Scalable and Low Cost Synthesis of Highly Conducting Polypyrrole Nanofibers Using Oil-Water Interfacial Polymerization under Constant Stirring.

In the present work, we report a low cost and scalable oil-water interfacial polymerization method to synthesize one-dimensional (1-D) highly conducting polypyrrole (PPy) nanofibers doped with p-toluenesulfonic (p-TSA) and hydrochloric (HCl) acids. Polymerization of pyrrole (monomer) has been carried out at the interface formed between the immiscible oil and aqueous water droplets under constant magnetic stirring at room temperature. Formation of smaller diameter (16-20 nm) PPy nanofibers has been confirmed from the high resolution transmission electron microscopy (HRTEM) studies, and the average diameter of p-TSA doped PPy nanofibers is found to be smaller than that of HCl doped nanofibers. The polymer chain ordering or crystallinity of both p-TSA and HCl doped PPy nanofibers have been studied with X-ray diffraction (XRD). Studies of Fourier transform infrared (FTIR) spectra suggest the presence of all the characteristic vibration bands in doped PPy nanofibers. The doping of PPy nanofibers has been confirmed from the formation of polaron and bipolaron bands in their UV-vis spectra.
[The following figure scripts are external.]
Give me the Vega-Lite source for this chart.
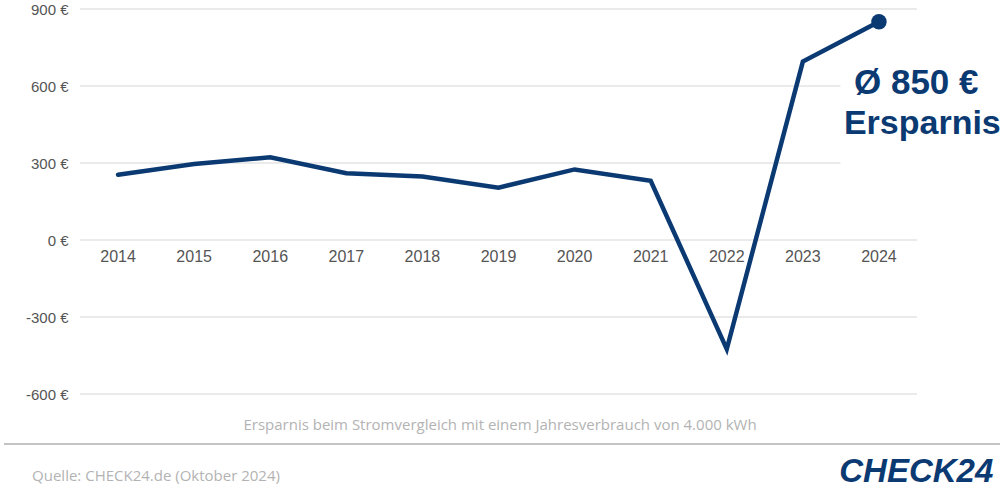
{
  "$schema": "https://vega.github.io/schema/vega-lite/v6.json",
  "width": 837,
  "height": 385,
  "autosize": "none",
  "padding": {"left": 80, "top": 9, "right": 83, "bottom": 110},
  "background": "white",
  "config": {"view": {"stroke": null}, "font": "Liberation Sans"},
  "datasets": {
    "series": [
      {"year": 2014, "value": 254},
      {"year": 2015, "value": 296},
      {"year": 2016, "value": 322},
      {"year": 2017, "value": 260},
      {"year": 2018, "value": 247},
      {"year": 2019, "value": 204},
      {"year": 2020, "value": 275},
      {"year": 2021, "value": 231},
      {"year": 2022, "value": -425},
      {"year": 2023, "value": 695},
      {"year": 2024, "value": 850}
    ],
    "notes": [
      {"kind": "big", "label": "Ø 850 €", "x": 2024.49, "y": 569},
      {"kind": "big2", "label": "Ersparnis", "x": 2024.57, "y": 412},
      {"kind": "caption", "label": "Ersparnis beim Stromvergleich mit einem Jahresverbrauch von 4.000 kWh", "x": 2019.02, "y": -742},
      {"kind": "source", "label": "Quelle: CHECK24.de (Oktober 2024)", "x": 2012.87, "y": -938},
      {"kind": "logo", "label": "CHECK24", "x": 2024.49, "y": -943}
    ]
  },
  "data": {"name": "series"},
  "layer": [
    {
      "mark": {"type": "rule", "color": "#e3e3e3", "strokeWidth": 1.5},
      "data": {"values": [{"g": -600}, {"g": -300}, {"g": 0}, {"g": 300}, {"g": 600}, {"g": 900}]},
      "encoding": {
        "y": {
          "field": "g", "type": "quantitative",
          "scale": {"domain": [-600, 900], "nice": false, "zero": false},
          "axis": {
            "values": [-600, -300, 0, 300, 600, 900],
            "labelExpr": "datum.value + ' €'",
            "domain": false, "ticks": false, "grid": false, "labelPadding": 12,
            "labelFontSize": 15, "labelColor": "#555555", "labelFont": "Liberation Sans",
            "title": null
          }
        }
      }
    },
    {
      "mark": {"type": "rect", "color": "white"},
      "encoding": {
        "x": {"datum": 2023.5, "type": "quantitative", "scale": {"domain": [2013.5, 2024.5], "nice": false, "zero": false}, "axis": null},
        "x2": {"datum": 2024.5},
        "y": {"datum": 180, "type": "quantitative", "scale": {"domain": [-600, 900], "nice": false, "zero": false}},
        "y2": {"datum": 700}
      }
    },
    {
      "mark": {"type": "line", "color": "#0b3a73", "strokeWidth": 4.5, "strokeCap": "round"},
      "encoding": {
        "x": {"field": "year", "type": "quantitative", "scale": {"domain": [2013.5, 2024.5], "nice": false, "zero": false}, "axis": null},
        "y": {"field": "value", "type": "quantitative", "scale": {"domain": [-600, 900], "nice": false, "zero": false}}
      }
    },
    {
      "transform": [{"filter": "datum.year == 2024"}],
      "mark": {"type": "circle", "color": "#0b3a73", "size": 240, "opacity": 1},
      "encoding": {
        "x": {"field": "year", "type": "quantitative", "scale": {"domain": [2013.5, 2024.5], "nice": false, "zero": false}},
        "y": {"field": "value", "type": "quantitative", "scale": {"domain": [-600, 900], "nice": false, "zero": false}}
      }
    },
    {
      "mark": {"type": "text", "color": "#555555", "fontSize": 16, "baseline": "middle", "dy": 17, "font": "Liberation Sans"},
      "encoding": {
        "x": {"field": "year", "type": "quantitative", "scale": {"domain": [2013.5, 2024.5], "nice": false, "zero": false}},
        "y": {"datum": 0, "type": "quantitative", "scale": {"domain": [-600, 900], "nice": false, "zero": false}},
        "text": {"field": "year", "type": "nominal"}
      }
    },
    {
      "data": {"name": "notes"},
      "transform": [{"filter": "datum.kind == 'big'"}],
      "mark": {"type": "text", "color": "#0b3a73", "fontSize": 35, "fontWeight": "bold", "align": "center", "baseline": "alphabetic", "font": "Liberation Sans"},
      "encoding": {
        "x": {"field": "x", "type": "quantitative", "scale": {"domain": [2013.5, 2024.5], "nice": false, "zero": false}},
        "y": {"field": "y", "type": "quantitative", "scale": {"domain": [-600, 900], "nice": false, "zero": false}},
        "text": {"field": "label"}
      }
    },
    {
      "data": {"name": "notes"},
      "transform": [{"filter": "datum.kind == 'big2'"}],
      "mark": {"type": "text", "color": "#0b3a73", "fontSize": 34, "fontWeight": "bold", "align": "center", "baseline": "alphabetic", "font": "Liberation Sans"},
      "encoding": {
        "x": {"field": "x", "type": "quantitative", "scale": {"domain": [2013.5, 2024.5], "nice": false, "zero": false}},
        "y": {"field": "y", "type": "quantitative", "scale": {"domain": [-600, 900], "nice": false, "zero": false}},
        "text": {"field": "label"}
      }
    },
    {
      "data": {"name": "notes"},
      "transform": [{"filter": "datum.kind == 'caption'"}],
      "mark": {"type": "text", "color": "#b3b3b3", "fontSize": 15, "align": "center", "baseline": "alphabetic", "font": "Open Sans"},
      "encoding": {
        "x": {"field": "x", "type": "quantitative", "scale": {"domain": [2013.5, 2024.5], "nice": false, "zero": false}},
        "y": {"field": "y", "type": "quantitative", "scale": {"domain": [-600, 900], "nice": false, "zero": false}},
        "text": {"field": "label"}
      }
    },
    {
      "data": {"name": "notes"},
      "transform": [{"filter": "datum.kind == 'source'"}],
      "mark": {"type": "text", "color": "#b3b3b3", "fontSize": 15, "align": "left", "baseline": "alphabetic", "font": "Open Sans"},
      "encoding": {
        "x": {"field": "x", "type": "quantitative", "scale": {"domain": [2013.5, 2024.5], "nice": false, "zero": false}},
        "y": {"field": "y", "type": "quantitative", "scale": {"domain": [-600, 900], "nice": false, "zero": false}},
        "text": {"field": "label"}
      }
    },
    {
      "data": {"name": "notes"},
      "transform": [{"filter": "datum.kind == 'logo'"}],
      "mark": {"type": "text", "color": "#0b3a73", "fontSize": 33, "fontWeight": "bold", "fontStyle": "italic", "align": "center", "baseline": "alphabetic", "font": "Liberation Sans"},
      "encoding": {
        "x": {"field": "x", "type": "quantitative", "scale": {"domain": [2013.5, 2024.5], "nice": false, "zero": false}},
        "y": {"field": "y", "type": "quantitative", "scale": {"domain": [-600, 900], "nice": false, "zero": false}},
        "text": {"field": "label"}
      }
    },
    {
      "mark": {"type": "rule", "color": "#c4c4c4", "strokeWidth": 2},
      "encoding": {
        "x": {"datum": 2012.51, "type": "quantitative", "scale": {"domain": [2013.5, 2024.5], "nice": false, "zero": false}},
        "x2": {"datum": 2025.6},
        "y": {"datum": -795, "type": "quantitative", "scale": {"domain": [-600, 900], "nice": false, "zero": false}}
      }
    }
  ]
}
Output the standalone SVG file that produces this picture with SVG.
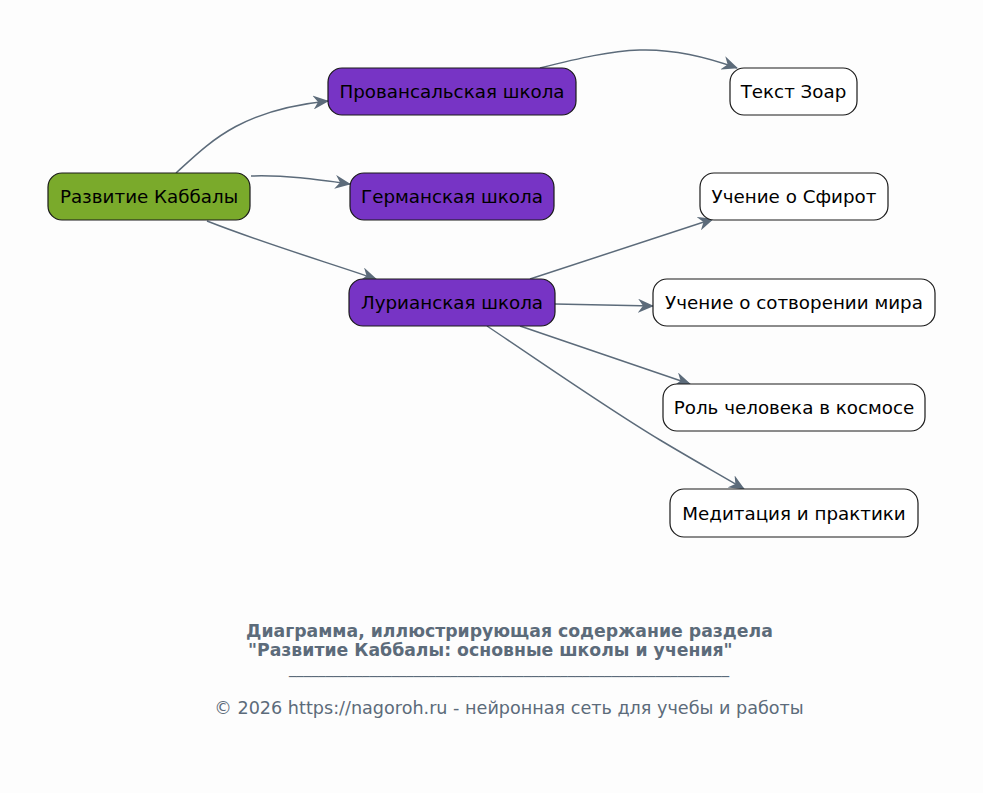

The optical band gap energy (Eg) and Urbach energy (EU) for PPy nanofibers doped with p-TSA and HCl doped PPy nanofibers were determined from their UV-vis absorption spectra. The red shift of the polaron absorption band in p-TSA doped PPy nanofibers confirms a higher conjugation length of the polymer nanofiber chains than that in the HCl doped PPy nanofibers. Thermogravimetric (TGA) and derivative plots of TGA studies predict that PPy nanofibers doped with p-TSA are thermally and structurally more stable as compared to HCl doped PPy nanofibers. Current-voltage (I-V) characteristics exhibit nonlinear behavior with voltage in both p-TSA and HCl doped PPy nanofibers.